Data supplied:
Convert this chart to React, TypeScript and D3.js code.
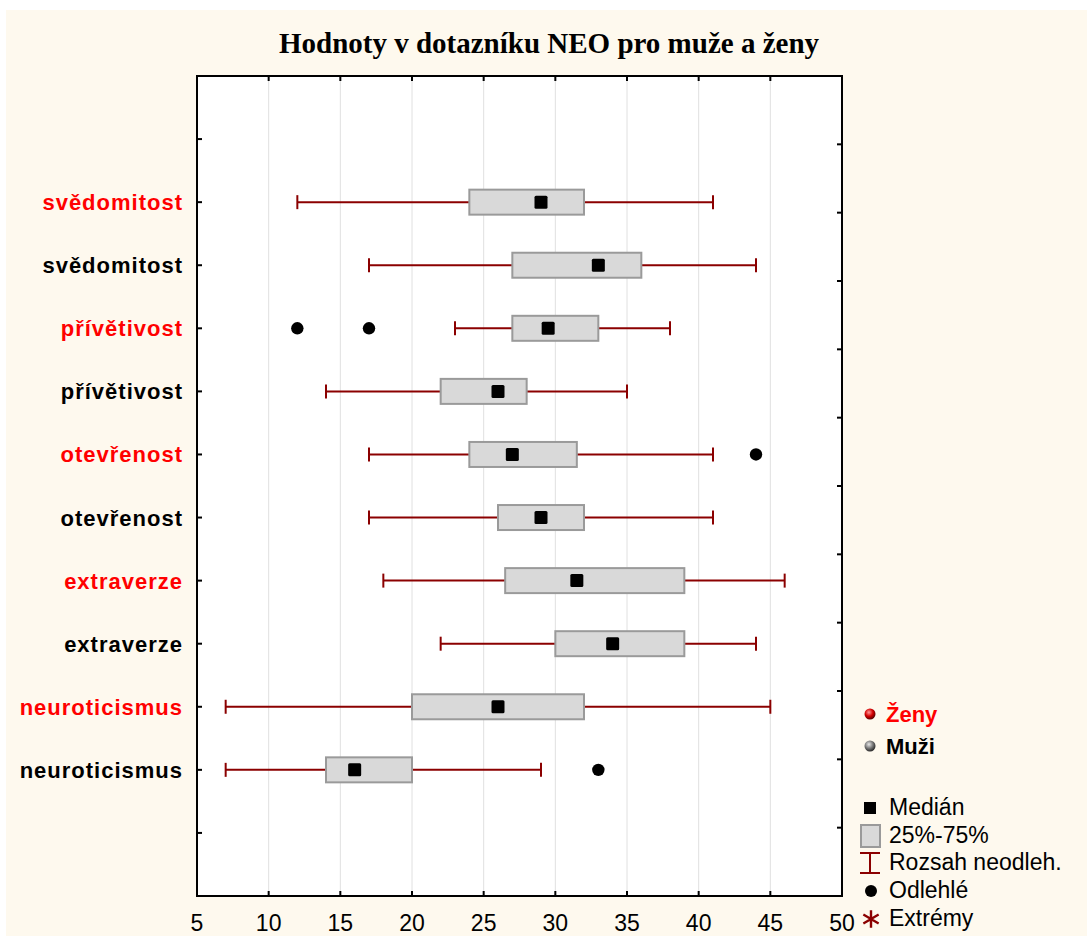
// Box plot of NEO questionnaire scores, women vs men, drawn with d3 into an svg
import React, { useRef, useEffect } from 'react';
import * as d3 from 'd3';

const title = 'Hodnoty v dotazníku NEO pro muže a ženy';
const traits = ['svědomitost', 'přívětivost', 'otevřenost', 'extraverze', 'neuroticismus'];
const groups = ['Ženy', 'Muži'];
// min, q1, median, q3, max (range without outliers)
const zenyStats = [
  [12, 24, 29, 32, 41],
  [23, 27, 29.5, 33, 38],
  [17, 24, 27, 31.5, 41],
  [18, 26.5, 31.5, 39, 46],
  [7, 20, 26, 32, 45],
];
const muziStats = [
  [17, 27, 33, 36, 44],
  [14, 22, 26, 28, 35],
  [17, 26, 29, 32, 41],
  [22, 30, 34, 39, 44],
  [7, 14, 16, 20, 29],
];
const zenyOutliers = [[], [12, 17], [44], [], []];
const muziOutliers = [[], [], [], [], [33]];
const xTicks = [5, 10, 15, 20, 25, 30, 35, 40, 45, 50];
const legendItems = ['Medián', '25%-75%', 'Rozsah neodleh.', 'Odlehlé', 'Extrémy'];

const W = 1087;
const H = 936;
const plot = { left: 197, right: 842, top: 76, bottom: 896 };
const whiskerColor = '#8b0000';

function App() {
  const ref = useRef<SVGSVGElement>(null);

  useEffect(() => {
    const svg = d3.select(ref.current);
    svg.selectAll('*').remove();

    // rows: women first, then men, for every trait
    const rows: any[] = [];
    traits.forEach((t, i) => {
      rows.push({ key: t + '|z', label: t, color: '#ff0000', s: zenyStats[i], out: zenyOutliers[i] });
      rows.push({ key: t + '|m', label: t, color: '#000000', s: muziStats[i], out: muziOutliers[i] });
    });

    const x = d3.scaleLinear().domain([5, 50]).range([plot.left, plot.right]);
    const y = d3.scalePoint<string>()
      .domain(['top', ...rows.map(r => r.key), 'bottom'])
      .range([plot.top, plot.bottom])
      .padding(1);
    // right axis has its own 12 slots
    const yRight = d3.scaleLinear().domain([0, 12]).range([plot.top, plot.bottom]);

    const defs = svg.append('defs');
    const grad = (id: string, c0: string, c1: string, c2: string) => {
      const g = defs.append('radialGradient').attr('id', id).attr('cx', '40%').attr('cy', '35%').attr('r', '65%');
      g.append('stop').attr('offset', '0%').attr('stop-color', c0);
      g.append('stop').attr('offset', '55%').attr('stop-color', c1);
      g.append('stop').attr('offset', '100%').attr('stop-color', c2);
    };
    grad('gz', '#ff9a9a', '#d40000', '#5a0000');
    grad('gm', '#e8e8e8', '#7a7a7a', '#2a2a2a');

    // page background
    svg.append('rect').attr('width', W).attr('height', H).attr('fill', '#ffffff');
    svg.append('rect').attr('x', 6).attr('y', 10).attr('width', W - 6).attr('height', H - 10).attr('fill', '#fef9ee');

    svg.append('text')
      .attr('x', 549).attr('y', 53)
      .attr('text-anchor', 'middle')
      .style('font-family', '"Liberation Serif", "Times New Roman", serif')
      .style('font-weight', 'bold')
      .style('font-size', '29px')
      .text(title);

    svg.append('rect')
      .attr('x', plot.left).attr('y', plot.top)
      .attr('width', plot.right - plot.left).attr('height', plot.bottom - plot.top)
      .attr('fill', '#ffffff');

    // vertical grid
    svg.append('g').selectAll('line')
      .data(xTicks.slice(1, -1))
      .enter().append('line')
      .attr('x1', d => x(d)).attr('x2', d => x(d))
      .attr('y1', plot.top).attr('y2', plot.bottom)
      .attr('stroke', '#e0e0e0').attr('stroke-width', 1);

    // boxes, whiskers, medians, outliers
    const g = svg.append('g');
    rows.forEach(r => {
      const cy = y(r.key)!;
      const [mn, q1, med, q3, mx] = r.s;
      g.append('line').attr('x1', x(mn)).attr('x2', x(mx)).attr('y1', cy).attr('y2', cy)
        .attr('stroke', whiskerColor).attr('stroke-width', 2);
      [mn, mx].forEach(v => {
        g.append('line').attr('x1', x(v)).attr('x2', x(v)).attr('y1', cy - 7).attr('y2', cy + 7)
          .attr('stroke', whiskerColor).attr('stroke-width', 2);
      });
      g.append('rect')
        .attr('x', x(q1)).attr('y', cy - 12.5)
        .attr('width', x(q3) - x(q1)).attr('height', 25)
        .attr('fill', '#d9d9d9').attr('stroke', '#9a9a9a').attr('stroke-width', 2);
      g.append('rect')
        .attr('x', x(med) - 6.5).attr('y', cy - 6.5)
        .attr('width', 13).attr('height', 13).attr('rx', 1.5)
        .attr('fill', '#000000');
      r.out.forEach((v: number) => {
        g.append('circle').attr('cx', x(v)).attr('cy', cy).attr('r', 6.2).attr('fill', '#000000');
      });
    });

    // frame
    svg.append('rect')
      .attr('x', plot.left).attr('y', plot.top)
      .attr('width', plot.right - plot.left).attr('height', plot.bottom - plot.top)
      .attr('fill', 'none').attr('stroke', '#000000').attr('stroke-width', 2);

    // inner ticks top/bottom
    xTicks.slice(1, -1).forEach(v => {
      svg.append('line').attr('x1', x(v)).attr('x2', x(v)).attr('y1', plot.top).attr('y2', plot.top + 5)
        .attr('stroke', '#000').attr('stroke-width', 2);
      svg.append('line').attr('x1', x(v)).attr('x2', x(v)).attr('y1', plot.bottom).attr('y2', plot.bottom - 5)
        .attr('stroke', '#000').attr('stroke-width', 2);
    });
    // left ticks
    y.domain().forEach(k => {
      const cy = y(k)!;
      svg.append('line').attr('x1', plot.left).attr('x2', plot.left + 5).attr('y1', cy).attr('y2', cy)
        .attr('stroke', '#000').attr('stroke-width', 2);
    });
    // right ticks
    d3.range(1, 12).forEach(i => {
      svg.append('line').attr('x1', plot.right).attr('x2', plot.right - 5)
        .attr('y1', yRight(i)).attr('y2', yRight(i))
        .attr('stroke', '#000').attr('stroke-width', 2);
    });

    // x labels
    svg.append('g').selectAll('text')
      .data(xTicks)
      .enter().append('text')
      .attr('x', d => x(d)).attr('y', 931)
      .attr('text-anchor', 'middle')
      .style('font-family', '"Liberation Sans", Arial, sans-serif')
      .style('font-size', '23px')
      .text(d => d);

    // category labels
    svg.append('g').selectAll('text')
      .data(rows)
      .enter().append('text')
      .attr('x', 183).attr('y', d => y(d.key)! + 8)
      .attr('text-anchor', 'end')
      .attr('fill', d => d.color)
      .style('font-family', '"Liberation Sans", Arial, sans-serif')
      .style('font-weight', 'bold')
      .style('font-size', '22px')
      .style('letter-spacing', '1px')
      .text(d => d.label);

    // group legend
    const lg = svg.append('g').style('font-family', '"Liberation Sans", Arial, sans-serif');
    groups.forEach((name, i) => {
      const cy = 714 + i * 32;
      lg.append('circle').attr('cx', 870).attr('cy', cy).attr('r', 5.5).attr('fill', i === 0 ? 'url(#gz)' : 'url(#gm)');
      lg.append('text').attr('x', 886).attr('y', cy + 8)
        .attr('fill', i === 0 ? '#ff0000' : '#000000')
        .style('font-weight', 'bold').style('font-size', '22px')
        .text(name);
    });

    // symbol legend
    const ly = [808, 836, 863, 891, 919];
    legendItems.forEach((name, i) => {
      const cy = ly[i];
      if (i === 0) {
        lg.append('rect').attr('x', 864).attr('y', cy - 6).attr('width', 12).attr('height', 12).attr('fill', '#000');
      } else if (i === 1) {
        lg.append('rect').attr('x', 861).attr('y', cy - 11).attr('width', 19).attr('height', 22)
          .attr('fill', '#d9d9d9').attr('stroke', '#9a9a9a').attr('stroke-width', 2);
      } else if (i === 2) {
        lg.append('path')
          .attr('d', `M860,${cy - 10}H880M870,${cy - 10}V${cy + 10}M860,${cy + 10}H880`)
          .attr('fill', 'none').attr('stroke', whiskerColor).attr('stroke-width', 2);
      } else if (i === 3) {
        lg.append('circle').attr('cx', 871).attr('cy', cy).attr('r', 6).attr('fill', '#000');
      } else {
        lg.append('path')
          .attr('transform', `translate(871,${cy})`)
          .attr('d', d3.symbol(d3.symbolAsterisk, 220)())
          .attr('fill', 'none').attr('stroke', whiskerColor).attr('stroke-width', 2.4);
      }
      lg.append('text').attr('x', 889).attr('y', cy + 7)
        .style('font-size', '23px')
        .text(name);
    });
  }, []);

  return <svg ref={ref} width={W} height={H} style={{ position: 'absolute', left: 0, top: 0 }} />;
}

export default App;
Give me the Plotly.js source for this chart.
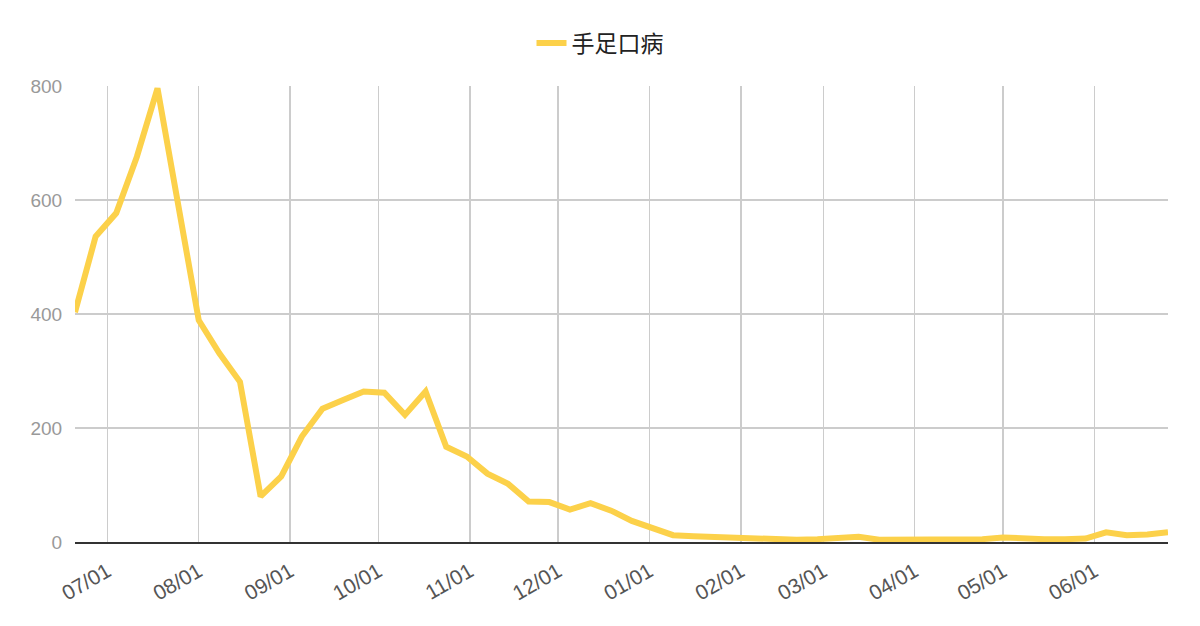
<!DOCTYPE html>
<html>
<head>
<meta charset="utf-8">
<script src="https://cdn.plot.ly/plotly-3.0.1.min.js"></script>
<style>html,body{margin:0;padding:0;background:#fff;}#chart{width:1200px;height:626px;}</style>
</head>
<body>
<div id="chart"></div>
<script>
const seriesName = '手足口病';
const weekDates = [
  '2022-06-20','2022-06-27','2022-07-04','2022-07-11','2022-07-18','2022-07-25',
  '2022-08-01','2022-08-08','2022-08-15','2022-08-22','2022-08-29',
  '2022-09-05','2022-09-12','2022-09-19','2022-09-26',
  '2022-10-03','2022-10-10','2022-10-17','2022-10-24','2022-10-31',
  '2022-11-07','2022-11-14','2022-11-21','2022-11-28',
  '2022-12-05','2022-12-12','2022-12-19','2022-12-26',
  '2023-01-02','2023-01-09','2023-01-16','2023-01-23','2023-01-30',
  '2023-02-06','2023-02-13','2023-02-20','2023-02-27',
  '2023-03-06','2023-03-13','2023-03-20','2023-03-27',
  '2023-04-03','2023-04-10','2023-04-17','2023-04-24',
  '2023-05-01','2023-05-08','2023-05-15','2023-05-22','2023-05-29',
  '2023-06-05','2023-06-12','2023-06-19','2023-06-26'
];
const cases = [
  403, 536, 577, 676, 796, 595,
  389, 331, 281, 80, 115,
  185, 234, 249, 264,
  262, 223, 264, 167, 150,
  120, 102, 71, 70,
  57, 68, 55, 37,
  24, 12, 10, 9, 7,
  5, 6, 4, 5,
  7, 9, 4, 4,
  4, 5, 5, 5,
  8, 6, 5, 5, 6,
  17, 12, 13, 17
];
const yTicks = [0, 200, 400, 600, 800];

const trace = {
  type: 'scatter',
  mode: 'lines',
  name: seriesName,
  x: weekDates,
  y: cases,
  line: {color: '#FCD14A', width: 6},
  hoverinfo: 'x+y'
};

const layout = {
  width: 1200,
  height: 626,
  margin: {l: 75, r: 32, t: 86, b: 84},
  paper_bgcolor: '#fff',
  plot_bgcolor: '#fff',
  font: {family: 'Liberation Sans, Arial, "Noto Sans CJK TC", sans-serif', color: '#666'},
  showlegend: true,
  legend: {
    orientation: 'h',
    xref: 'container', yref: 'container',
    x: 0.5, xanchor: 'center',
    y: 1 - 43/626, yanchor: 'middle',
    font: {size: 23, color: '#222', family: '"Noto Sans CJK TC", "Noto Sans CJK SC", sans-serif'},
    itemwidth: 30
  },
  xaxis: {
    type: 'date',
    range: [weekDates[0], weekDates[weekDates.length - 1]],
    tick0: '2022-07-01',
    dtick: 'M1',
    tickformat: '%m/%d',
    tickangle: -30,
    tickfont: {size: 21, color: '#555'},
    showgrid: true,
    gridcolor: '#cccccc',
    gridwidth: 1.5,
    showline: true,
    linecolor: '#333',
    linewidth: 2,
    zeroline: false,
    ticks: 'outside',
    ticklen: 7,
    tickcolor: 'rgba(0,0,0,0)',
    fixedrange: true
  },
  yaxis: {
    range: [0, 800],
    tickvals: yTicks,
    ticktext: yTicks.map(String),
    tickfont: {size: 19, color: '#999'},
    showgrid: true,
    gridcolor: '#cccccc',
    gridwidth: 1.5,
    zeroline: false,
    showline: false,
    ticks: 'outside',
    ticklen: 8,
    tickcolor: 'rgba(0,0,0,0)',
    fixedrange: true
  }
};

Plotly.newPlot('chart', [trace], layout, {displayModeBar: false, staticPlot: true});
</script>
</body>
</html>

What this task involves: Restate word for word only the lines from where the entries begin through the one with "import * as d3 from 'd3';"; omit the pictures.

Finished exercise:
Convert this chart to React, TypeScript and D3.js code.
// Box plot of NEO questionnaire scores, women vs men, drawn with d3 into an svg
import React, { useRef, useEffect } from 'react';
import * as d3 from 'd3';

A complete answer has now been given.